Sir Philip Green admitted his retail chains had not moved quickly enough to adapt to the changing high street after creditors backed a restructuring plan that will involve the closure of 50 Arcadia Group stores and 1,000 job losses.
In an interview with BBC radio 4’s Today programme, he vowed to “get to work, grasp this new marketplace and get on with the job” to get Arcadia back on track. The company owns the Topshop, Burton, Dorothy Perkins, Topman, Wallis, Evans, Outfit and Miss Selfridge chains.
Green said: “The marketplace… has fundamentally changed forever. Whether we haven’t changed quickly enough or we had too many shops or whatever, I think it’s a combination of a lot of things. The answer is you can’t get it all right. For a long time the company made a lot of money, literally only in the last couple of years it fell off.”
As part of Wednesday’s rescue deal, Arcadia pledged to spend £135m on a turnaround plan, including £50m in revamping dowdy stores, to help it compete with rivals such as Asos, Zara and H&M.
Using expletives, the entrepreneur said the British public did not trust him because the media “make them all f**** jealous, it’s quite basic. These people writing all this shit couldn’t spell 50 quid. They all get jealous. The fact that someone can actually can write out a cheque and writes one out, people don’t like it.” He was referring to his £363m payment into the BHS pension fund in 2017 after coming under pressure from the Pensions Regulator.
Green, who was long known as the “king of the high street,” has come under a barrage of criticism in recent years for pursuing a lavish lifestyle on his yacht in Monaco while his retail empire struggled. His other retail acquisition, BHS, went bust in 2016 after he sold it to a former bankrupt for £1. In 2005, Green and his wife paid themselves a £1.2bn dividend from Arcadia, the biggest corporate payout in British history.
“That was 14 years ago,” he retorted in the BBC interview.
He denied that Arcadia had come close to collapse. Landlords of its 570 UK standalone stores approved the complex rescue plan on Wednesday, avoiding a collapse into administration that would have threatened a further 17,000 jobs.
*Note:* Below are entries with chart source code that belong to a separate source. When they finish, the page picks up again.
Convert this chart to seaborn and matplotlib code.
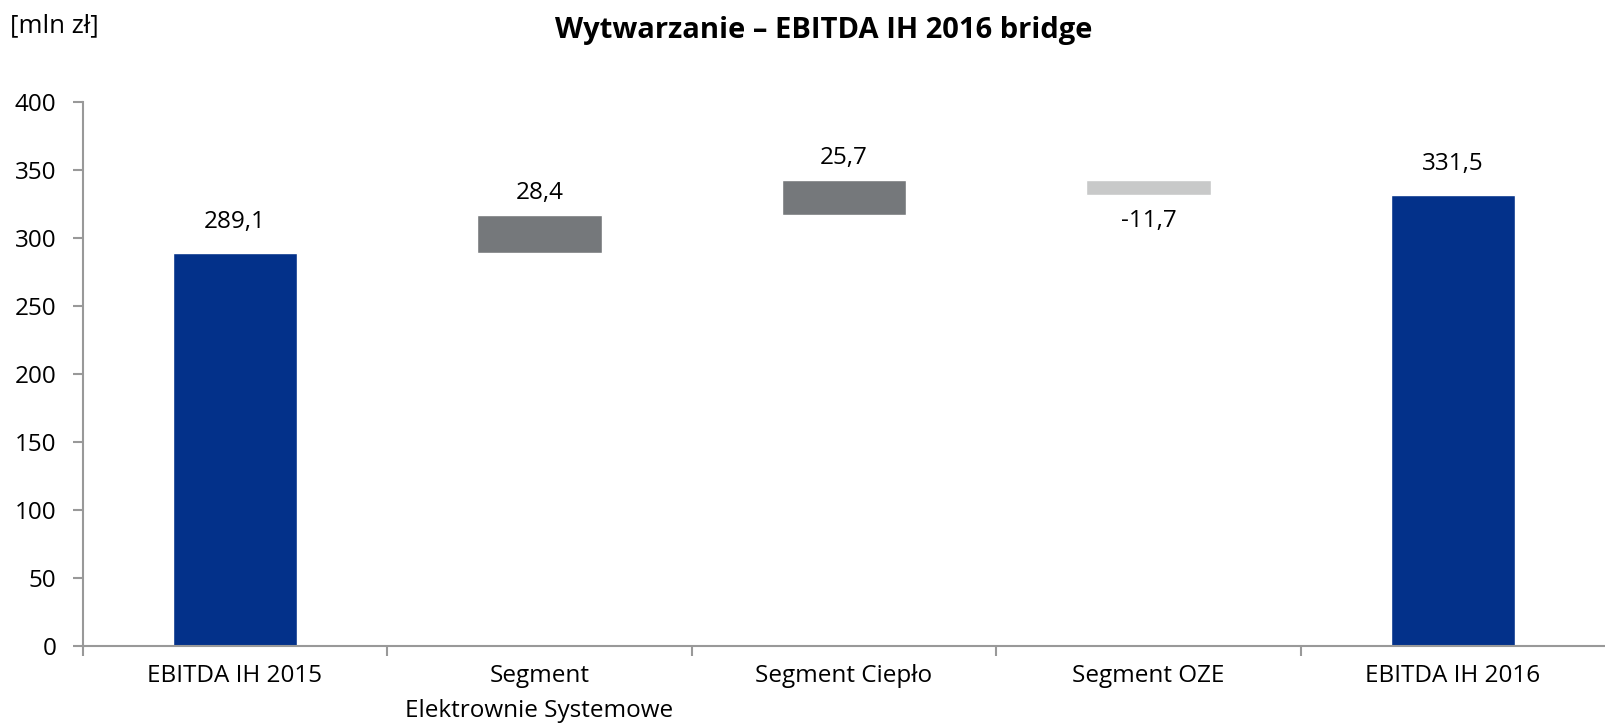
import matplotlib
matplotlib.use("Agg")
import matplotlib.pyplot as plt
import seaborn as sns
import pandas as pd
from matplotlib.ticker import FixedLocator

categories = ["EBITDA IH 2015", "Segment\nElektrownie Systemowe", "Segment Ciepło",
              "Segment OZE", "EBITDA IH 2016"]
changes = [289.1, 28.4, 25.7, -11.7, 331.5]
is_total = [True, False, False, False, True]
labels = ["289,1", "28,4", "25,7", "-11,7", "331,5"]
colors = ["#03318A", "#75787B", "#75787B", "#C8C9C9", "#03318A"]

# running bottoms for the bridge
bottoms = []
running = 0.0
for val, tot in zip(changes, is_total):
    if tot:
        bottoms.append(0.0)
        running = val
    else:
        bottoms.append(min(running, running + val))
        running += val

df = pd.DataFrame({"cat": categories, "height": [abs(v) for v in changes]})

sns.set_style("white")
plt.rcParams["font.family"] = ["Open Sans", "DejaVu Sans"]
plt.rcParams["text.color"] = "black"
plt.rcParams["xtick.labelcolor"] = "black"
plt.rcParams["ytick.labelcolor"] = "black"

fig = plt.figure(figsize=(16.06, 7.26), dpi=100)
ax = fig.add_axes([0.0515, 0.110, 0.948, 0.749])

sns.barplot(data=df, x="cat", y="height", hue="cat", palette=colors,
            legend=False, width=0.41, saturation=1, ax=ax)

for patch, b in zip(ax.patches, bottoms):
    patch.set_y(b)

for i, (val, tot, b, lab) in enumerate(zip(changes, is_total, bottoms, labels)):
    top = b + abs(val)
    if val < 0:
        ax.annotate(lab, (i, b), xytext=(0, -10), textcoords="offset points",
                    ha="center", va="top", fontsize=17.5)
    else:
        off = 14 if tot else 7
        ax.annotate(lab, (i, top), xytext=(0, off), textcoords="offset points",
                    ha="center", va="bottom", fontsize=17.5)

ax.set_ylim(0, 400)
ax.set_xlim(-0.5, 4.5)
ax.set_yticks(range(0, 401, 50))
ax.set_xlabel("")
ax.set_ylabel("")

ax.xaxis.set_minor_locator(FixedLocator([-0.5, 0.5, 1.5, 2.5, 3.5]))
ax.tick_params(axis="x", which="major", length=0, pad=13, labelsize=17.5)
ax.tick_params(axis="x", which="minor", length=7, color="#999999", width=1.5, direction="out", bottom=True)
ax.tick_params(axis="y", length=7, color="#999999", width=1.5, direction="out", left=True,
               labelsize=17.5, pad=12)
for t in ax.get_xticklabels():
    t.set_linespacing(1.6)

for s in ["top", "right"]:
    ax.spines[s].set_visible(False)
for s in ["left", "bottom"]:
    ax.spines[s].set_color("#999999")
    ax.spines[s].set_linewidth(1.5)

fig.text(0.513, 0.958, "Wytwarzanie – EBITDA IH 2016 bridge", ha="center", va="center",
         fontsize=21, fontweight="bold")
fig.text(0.006, 0.965, "[mln zł]", ha="left", va="center", fontsize=18.5)

fig.savefig("out.png", dpi=100)
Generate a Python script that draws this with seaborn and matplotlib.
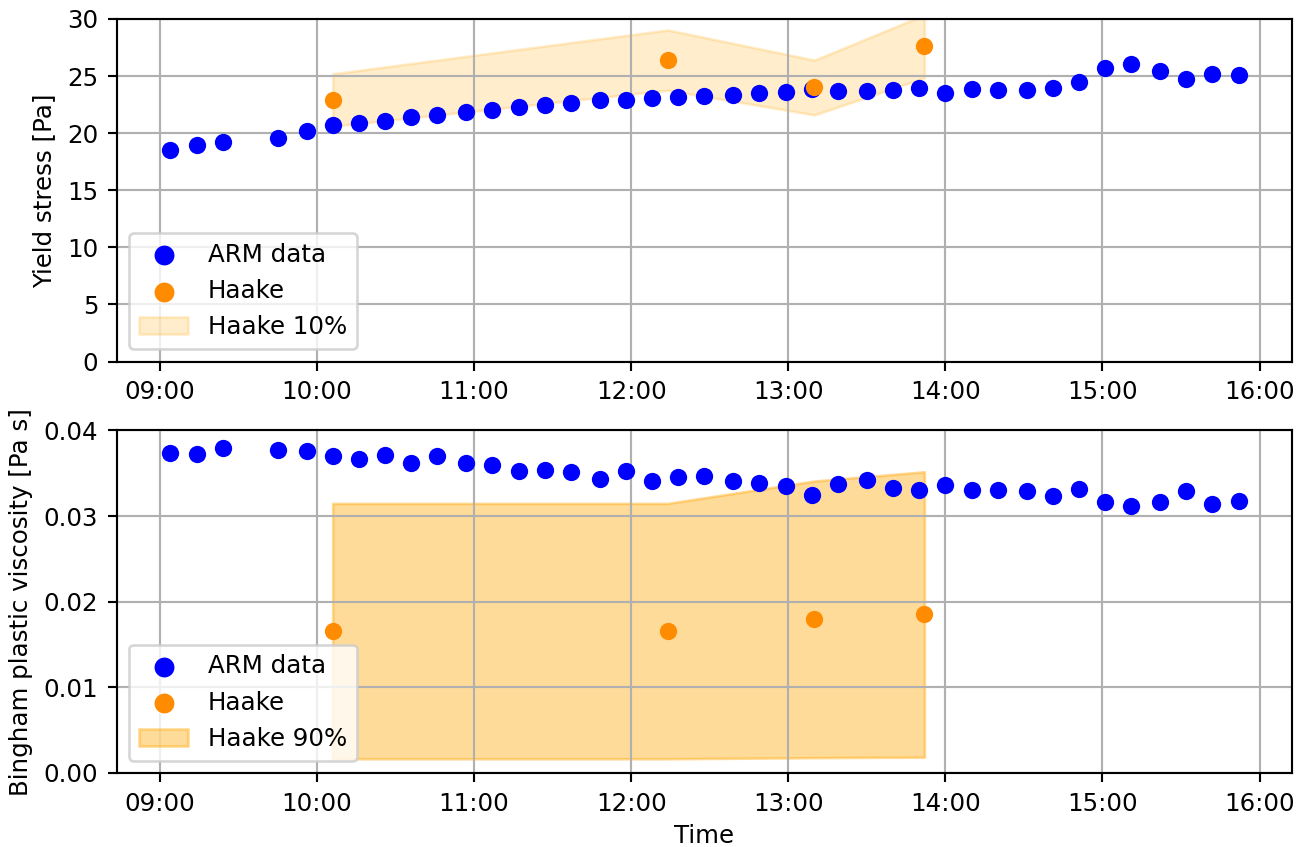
import numpy as np
import pandas as pd
import matplotlib
matplotlib.use("Agg")
import matplotlib.pyplot as plt
import matplotlib.dates as mdates
import seaborn as sns

# ARM rheometer readings
arm_times = ["09:04", "09:14", "09:24", "09:45", "09:56", "10:06", "10:16", "10:26",
             "10:36", "10:46", "10:57", "11:07", "11:17", "11:27", "11:37", "11:48",
             "11:58", "12:08", "12:18", "12:28", "12:39", "12:49", "12:59", "13:09",
             "13:19", "13:30", "13:40", "13:50", "14:00", "14:10", "14:20", "14:31",
             "14:41", "14:51", "15:01", "15:11", "15:22", "15:32", "15:42", "15:52"]
arm_yield = [18.5, 19.0, 19.24, 19.56, 20.2, 20.73, 20.88, 21.1, 21.4, 21.58,
             21.84, 22.05, 22.3, 22.46, 22.63, 22.87, 22.87, 23.07, 23.16, 23.25,
             23.36, 23.48, 23.63, 23.83, 23.65, 23.65, 23.8, 23.98, 23.54, 23.86,
             23.74, 23.74, 23.92, 24.5, 25.67, 26.1, 25.44, 24.7, 25.15, 25.06]
arm_visc = [0.03735, 0.03724, 0.03794, 0.03767, 0.03759, 0.03700, 0.03661, 0.03708,
            0.03623, 0.03696, 0.03615, 0.03595, 0.03525, 0.03537, 0.03518, 0.03428,
            0.03529, 0.03409, 0.03459, 0.03467, 0.03409, 0.03385, 0.03354, 0.03241,
            0.03374, 0.03416, 0.03323, 0.03300, 0.03362, 0.03300, 0.03304, 0.03292,
            0.03233, 0.03315, 0.03160, 0.03117, 0.03163, 0.03288, 0.03144, 0.03171]

# Haake reference measurements and their bands
haake_times = ["10:06", "12:14", "13:10", "13:52"]
haake_yield = [22.9, 26.4, 24.0, 27.6]
haake_yield_lo = [20.6, 23.76, 21.6, 24.84]
haake_yield_hi = [25.2, 29.04, 26.4, 30.36]
haake_visc = [0.01657, 0.01657, 0.01794, 0.01851]
haake_visc_lo = [0.00166, 0.00166, 0.00179, 0.00185]
haake_visc_hi = [0.03148, 0.03148, 0.03409, 0.03517]

day = "2021-06-01 "
t_arm = pd.to_datetime([day + t for t in arm_times])
t_haake = pd.to_datetime([day + t for t in haake_times])

plt.rcParams['font.size'] = 9.2
plt.rcParams['font.family'] = ['DejaVu Sans']

fig, (ax1, ax2) = plt.subplots(2, 1, figsize=(1308 / 192, 847 / 192), dpi=192)
fig.subplots_adjust(left=0.0894, right=0.9878, top=0.9776, bottom=0.0874, hspace=0.201)

panels = [
    (ax1, arm_yield, haake_yield, haake_yield_lo, haake_yield_hi, 0.2, "Haake 10%",
     "Yield stress [Pa]", (0, 30)),
    (ax2, arm_visc, haake_visc, haake_visc_lo, haake_visc_hi, 0.4, "Haake 90%",
     "Bingham plastic viscosity [Pa s]", (0, 0.04)),
]

for ax, arm, haake, lo, hi, alpha, band_label, ylabel, ylim in panels:
    sns.scatterplot(x=t_arm, y=arm, color="blue", s=42, linewidth=0,
                    label="ARM data", ax=ax, zorder=2)
    sns.scatterplot(x=t_haake, y=haake, color="darkorange", s=42, linewidth=0,
                    label="Haake", ax=ax, zorder=3)
    ax.fill_between(t_haake, lo, hi, color="orange", alpha=alpha, label=band_label)
    ax.set_ylim(*ylim)
    ax.set_ylabel(ylabel)
    ax.set_xlabel("")
    ax.grid(True)
    ax.xaxis.set_major_locator(mdates.HourLocator())
    ax.xaxis.set_major_formatter(mdates.DateFormatter("%H:%M"))
    ax.legend(loc="lower left", markerscale=1.15)

ax2.set_xlabel("Time", labelpad=3)

fig.savefig("out.png", dpi=192)
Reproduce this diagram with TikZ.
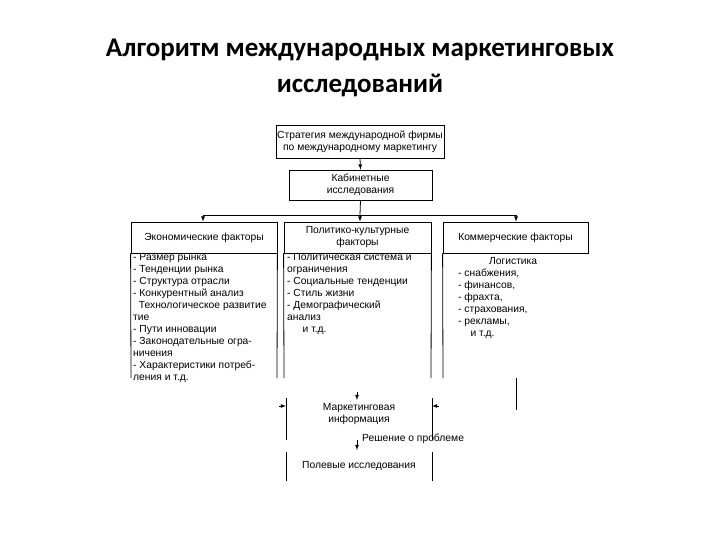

However, the former billionaire said: “It didn’t come close to collapse – we won the vote. It was a legitimate vote and it was won. Many more landlords clearly voted yes than no.”
The creditors’ meeting had been adjourned last week and to win over landlords, the Green family offered to put up about £9.5m a year over three years to reduce rent cuts for landlords to 25%-50% from the £30% to 70% previously planned. Green’s Monaco-based wife, Tina, who is the official owner of Arcadia, also agreed to pump £100m into the pension scheme over three years.
Green told the BBC: “You don’t want to end up having a car crash, do you? You don’t want to be in business and then see an ugly car crash and all the people out of work and you could have assisted, for however you got there, to rescue the business, why would you want to see that?”